The failure is in marked contrast to FE colleges, which have managed considerable improvement since 2001, when inspectors judged 40 per cent of all colleges and other providers unsatisfactory or weak in their efforts to improve equality of opportunity.

One in ten is now judged "outstanding" in this area and almost six in ten are described as "good". Fewer than three in 10 were "satisfactory", while only 4 per cent were "unsatisfactory".

However, there is no room for complacency, say the inspectors. There are still too many who are not doing well enough. "Weaker colleges start with a disadvantage of their own making - they rarely collect, monitor and use local equality data to find out exactly what is happening in their area," says a report from the inspectorate this week.

"The result is too often a selection of courses with narrow appeal and, in particular, few courses for people who want to study at lower levels." In consequence, colleges did less than they should to challenge and break down stereotyped approaches to employment.

This was reflected in people's career choices. For example, women make up just 1 per cent of construction apprentices, and men just 3 per cent of people working in childcare, the report shows. Only 6 per cent of apprentices are from ethnic-minority groups.

The report highlights good practice such as activities based in communities, improved college access for the disabled and catering for religious differences to promote equality of opportunity.

It cites Newcastle as "a fine example". Working with Interactive Development Limited, a firm that caters for adults with disabilities, the college holds courses at venues where students "feel comfortable".

City College Manchester allows Muslim staff and students to worship at the mosque during college hours. Sunderland College ensures learners can purchase food at dusk during Ramadan. But staff and students at other colleges were not even aware they had a prayer room.

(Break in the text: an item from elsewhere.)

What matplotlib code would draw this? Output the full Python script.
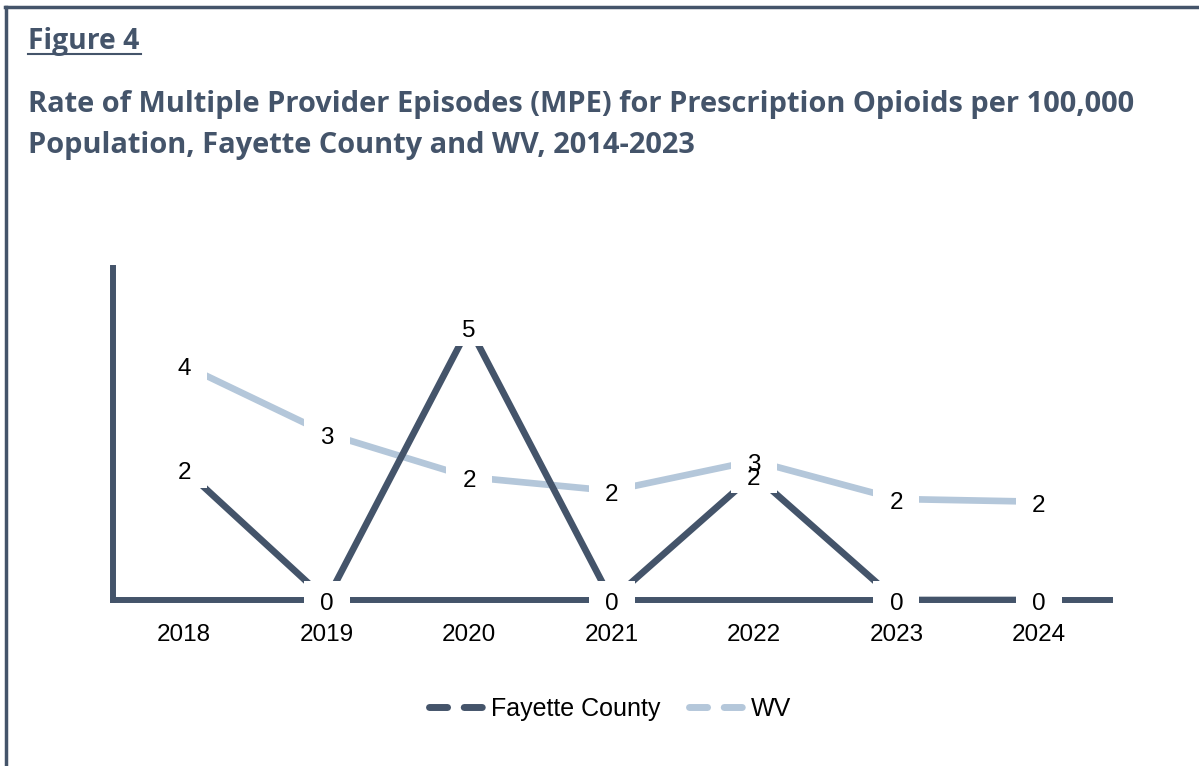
import matplotlib.pyplot as plt
from matplotlib.lines import Line2D
from matplotlib.path import Path
from matplotlib.transforms import offset_copy

years = ["2018", "2019", "2020", "2021", "2022", "2023", "2024"]
fayette = [2.4, 0, 5.0, 0, 2.3, 0, 0]
wv = [4.3, 3.05, 2.25, 2.0, 2.55, 1.85, 1.8]

dark = "#44546A"
light = "#B4C7DA"

fig = plt.figure(figsize=(11.99, 7.66), dpi=100)
ax = fig.add_axes([113 / 1199, 1 - 600 / 766, 997 / 1199, 332 / 766])

x = list(range(len(years)))
ax.plot(x, wv, color=light, lw=4.8, solid_capstyle="butt", zorder=2)
ax.plot(x, fayette, color=dark, lw=4.8, solid_capstyle="butt", zorder=2.2)

# white boxes behind the data labels, cutting the lines like Excel does
box = Path([(-1.2, -1), (1.2, -1), (1.2, 1), (-1.2, 1), (-1.2, -1)],
           [Path.MOVETO, Path.LINETO, Path.LINETO, Path.LINETO, Path.CLOSEPOLY])
for series in (wv, fayette):
    ax.plot(x, series, ls="none", marker=box, ms=33, mfc="white", mew=0,
            zorder=4, clip_on=False)
lbl_tr = offset_copy(ax.transData, fig=fig, x=0, y=-3, units="points")
for series in (wv, fayette):
    for xi, v in zip(x, series):
        ax.text(xi, v, str(int(v + 0.5)), ha="center", va="center",
                fontsize=17.5, family="Liberation Sans", color="black",
                zorder=5, transform=lbl_tr)

ax.set_xlim(-0.5, len(years) - 0.5)
ax.set_ylim(0, 6.08)
ax.set_xticks(x)
ax.set_xticklabels(years, fontsize=17.5, family="Liberation Sans")
ax.tick_params(axis="x", length=0, pad=17)
ax.set_yticks([])
for s in ("top", "right"):
    ax.spines[s].set_visible(False)
for s in ("left", "bottom"):
    ax.spines[s].set_color(dark)
    ax.spines[s].set_linewidth(4.3)
    ax.spines[s].set_zorder(1.5)

handles = [
    Line2D([], [], color=dark, lw=5, linestyle=(0, (2.6, 2.4)), dash_capstyle="round"),
    Line2D([], [], color=light, lw=5, linestyle=(0, (2.6, 2.4)), dash_capstyle="round"),
]
fig.legend(handles, ["Fayette County", "WV"], loc="center",
           bbox_to_anchor=(610 / 1199, 1 - 709 / 766), ncol=2, frameon=False,
           handlelength=2.3, handletextpad=0.16, columnspacing=1.15,
           prop={"family": "Liberation Sans", "size": 18})

# titles
fig.text(28 / 1199, 1 - 49 / 766, "Figure 4", fontsize=20.3, fontweight="bold",
         color=dark, family="Open Sans", va="baseline")
fig.add_artist(Line2D([28 / 1199, 141 / 1199], [1 - 54 / 766, 1 - 54 / 766],
                      color=dark, lw=1.5))
fig.text(28 / 1199, 1 - 112 / 766,
         "Rate of Multiple Provider Episodes (MPE) for Prescription Opioids per 100,000",
         fontsize=20.9, fontweight="bold", color=dark, family="Open Sans", va="baseline")
fig.text(28 / 1199, 1 - 153 / 766,
         "Population, Fayette County and WV, 2014-2023",
         fontsize=20.9, fontweight="bold", color=dark, family="Open Sans", va="baseline")

# frame around the figure (top and left edges)
fig.add_artist(Line2D([5 / 1199, 1], [1 - 7 / 766, 1 - 7 / 766], color=dark, lw=2.5))
fig.add_artist(Line2D([6 / 1199, 6 / 1199], [0, 1 - 7 / 766], color=dark, lw=2.5))

fig.savefig("out.png", dpi=100)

Since 2000, colleges have had a legal duty to eliminate discrimination and promote equality. However, inspectors say some colleges have yet to produce policies to do this and staff training in race relations has also been weak.

John Landeryou, the inspectorate's assistant director, said colleges had good intentions but often failed to follow them through. "Good intentions need to be examined critically in the light of what has actually been achieved. The performance of different groups of learners needs to be measured, and action taken to address any significant variations."